С приходом весны боевые действия были приостановлены. Лжедмитрий I воспользовался этим. Находясь в Путивле, он вел активную и успешную агитацию, обращался к населению и царским воеводам с многочисленными воззваниями. В отправленном Годунову письме он предлагал ему добровольно покинуть престол, обещая взамен свою «царскую милость». Растерянность в правительственных войсках, лишенных нравственной опоры, да и в московском обществе в целом, нарастала. Многие представители московской знати радовались успехам самозванца, а ненависть к Годуновым становилась доминирующей в боярской среде.

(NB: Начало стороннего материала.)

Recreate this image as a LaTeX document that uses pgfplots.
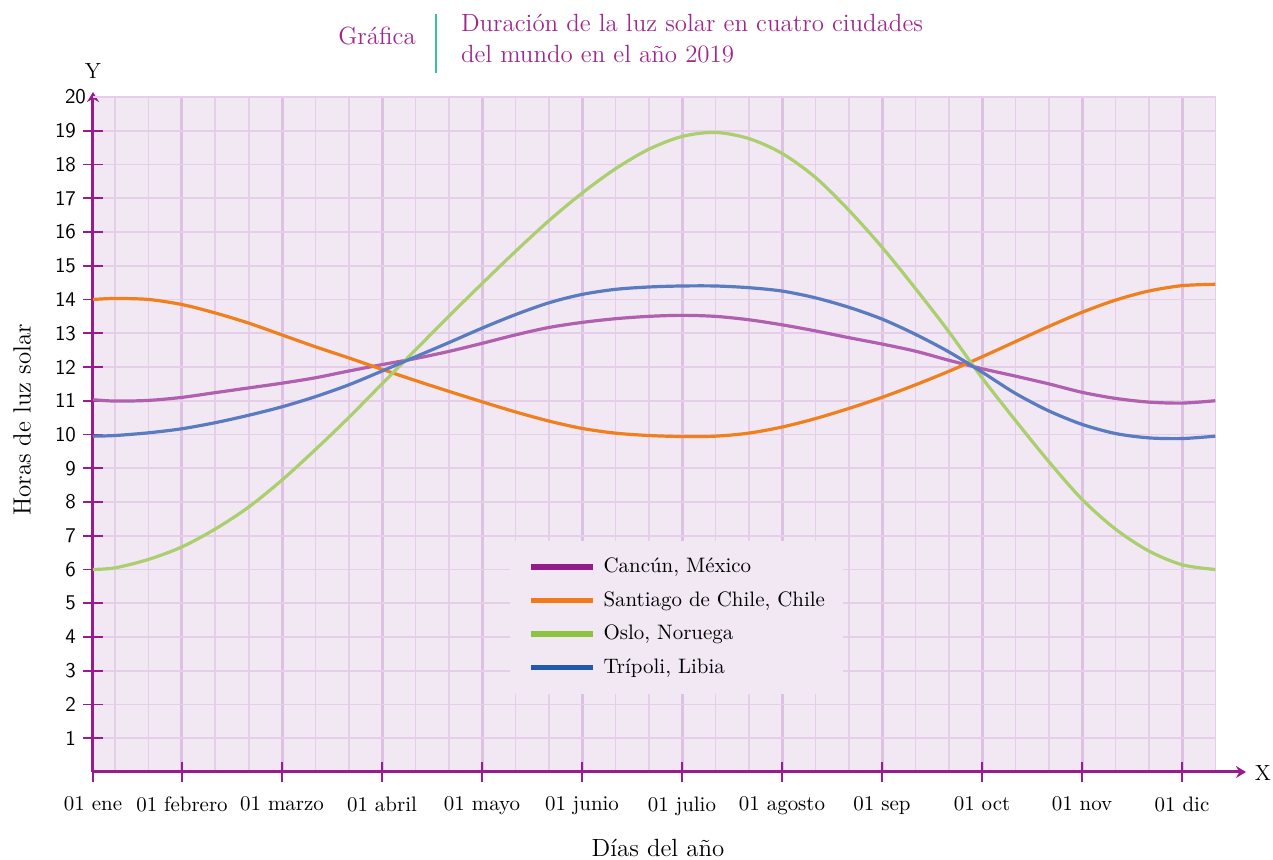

Тринадцатого апреля 1605 г. у Бориса Годунова после обеда в Кремле началась внезапная кровавая рвота, открылось также кровотечение из носа и ушей, и вскоре он скончался. По поводу неожиданной смерти государя ходили разные слухи: одни утверждали, что он отравлен, другие – что Борис сам принял яд в порыве раскаяния. Примечательно, что у Годунова имелся присланный австрийскими Габсбургами лекарь по имени Эразм. Умирающего царя успели постричь в монахи под именем Боголеп, а на следующий день москвичи принесли присягу царевичу Федору, единственному сыну покойного государя.
Первое, что сделал Федор Борисович, – отозвал из армии князя Мстиславского и братьев Шуйских, а им на смену послал князя М. П. Катырева-Ростовского и любимца отца – воеводу П. Ф. Басманова. Как оказалось впоследствии, это решение оказалось для него и его семьи роковым: 7 мая 1605 г. в московской армии, стоявшей под Кромами, произошел мятеж во главе с князьями И. В. и В. В. Голицыными и боярами П. Ф. Басмановым и М. Г. Салтыковым. Часть войска во главе с князьями И. М. Катыревым-Ростовским и А. А. Телятевским отказалась присягать Лжедмитрию и ушла к Москве.
Объединенное войско самозванца направилось от Путивля к Туле: этот марш был поистине триумфальным, «истинного царевича» стекались приветствовать толпы народу. Из-под Тулы Лжедмитрий отправил в Москву Г. Г. Пушкина и Н. М. Плещеева с призывом к горожанам свергнуть Годуновых и признать его права на престол. Посланцы Лжедмитрия прибыли в село Красное, где их уже ждали, а 1 июня 1605 г. грамота самозванца была зачитана на Красной площади. Согласно разрядным записям, при большом скоплении народа выступил также Б. Я. Бельский, подтвердивший законность «царского» происхождения Лжедмитрия. Его слова послужили сигналом к мятежу: московский люд, полтора месяца назад присягнувший Федору Борисовичу, захватил царя, его мать Марию Григорьевну и сестру, царевну Ксению; все они были помещены под арест. Затем начались грабежи у родни и сторонников Годуновых. Могилу царя Бориса в Архангельском соборе вскрыли, и его останки перезахоронили на том участке кладбища Варсонофьевского монастыря, где предавали земле бездомных и убогих.
Присяга новому царю была принесена, и московские вельможи заспешили в Тулу, чтобы передать самозванцу государственную печать, ключи от кремлевской казны, царские одежды и парадные доспехи. В Москве, однако, оставались царская семья и первый русский патриарх Иов, представлявшие серьезную угрозу не столько для Лжедмитрия, сколько для продажного московского боярства, – знать бы, как дело дальше повернется. Десятого июня участь страдальцев была решена. Сначала бояре Басманов, Голицын, Рубец-Мосальский, дворянин Молчанов и дьяк Шерефединов низложили и выслали из столицы патриарха, не признавшего самозванного царя. Затем с помощью трех стрельцов был совершен тягчайший для православного человека грех – цареубийство. Федор Борисович оказал сопротивление, поскольку «не по младости» дал Бог ему мужество. Клятвопреступники стали убийцами, что закономерно, причем убийцами трусливыми: народу объявили, что царь и царица приняли яд «от страстей». Всех родственников Годуновых, 74 семьи, отправили в ссылку. Московские бояре умели жестоко расправляться с политическими противниками.